The primitive is an entry.

Store the entry once. Preserve the source text. Apply many-to-many tags. Let exact facts graduate into a deliberately small temporal knowledge graph only when canonical structure is actually useful. Benchmark the retrieval stack honestly. Compare embedding models. Publish the methodology. Separate local baselines from cloud-assisted ceilings. Treat browsing hierarchies as views over the data, not the source of truth.

That is not just cleaner. It matches the problem.

Memory is associative. Taxonomy is not.

This is where TagMem is the more technically serious direction. Its model is smaller, but smaller in the right places. It treats hierarchy as optional, facts as narrow, tags as flexible, and claims as something you have to prove. It also publishes the kind of benchmark discipline I wish MemPalace had embraced from the start: measured model comparisons, explicit methodology, dataset hashes, raw outputs, and release guardrails.

That is what an actual memory architecture looks like.

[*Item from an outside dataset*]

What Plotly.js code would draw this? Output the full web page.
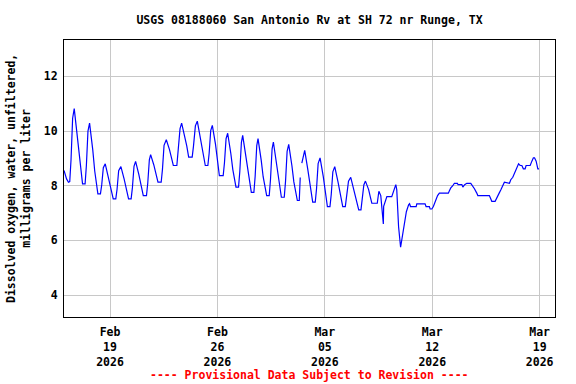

If you want to see what that looks like in practice, the public material is there:

That project is not trying to dazzle you with themed nouns. It is trying to solve the memory problem with a data model that fits the problem domain, then measure the result honestly.

Final Thought

MemPalace is getting traction because it sounds new, and people like metaphors. But the palace is not the substance. It is the set dressing.

Underneath it is a hierarchy that does not fit conversational memory, a retrieval story that owes more to raw verbatim vector search than to the palace itself, and a marketing layer that too often blends baseline reality with best-case assistance.

If you want a serious alternative, look at TagMem. It starts from the right primitive, the entry, not the room. It accepts that memory is multi-label. It keeps exact facts narrow and explicit. It treats benchmark claims as something to substantiate, not decorate. It is a much more convincing answer to the actual problem.

I do not think the answer is to keep adding more rooms to the palace.

I think the answer is to admit the palace was never the architecture.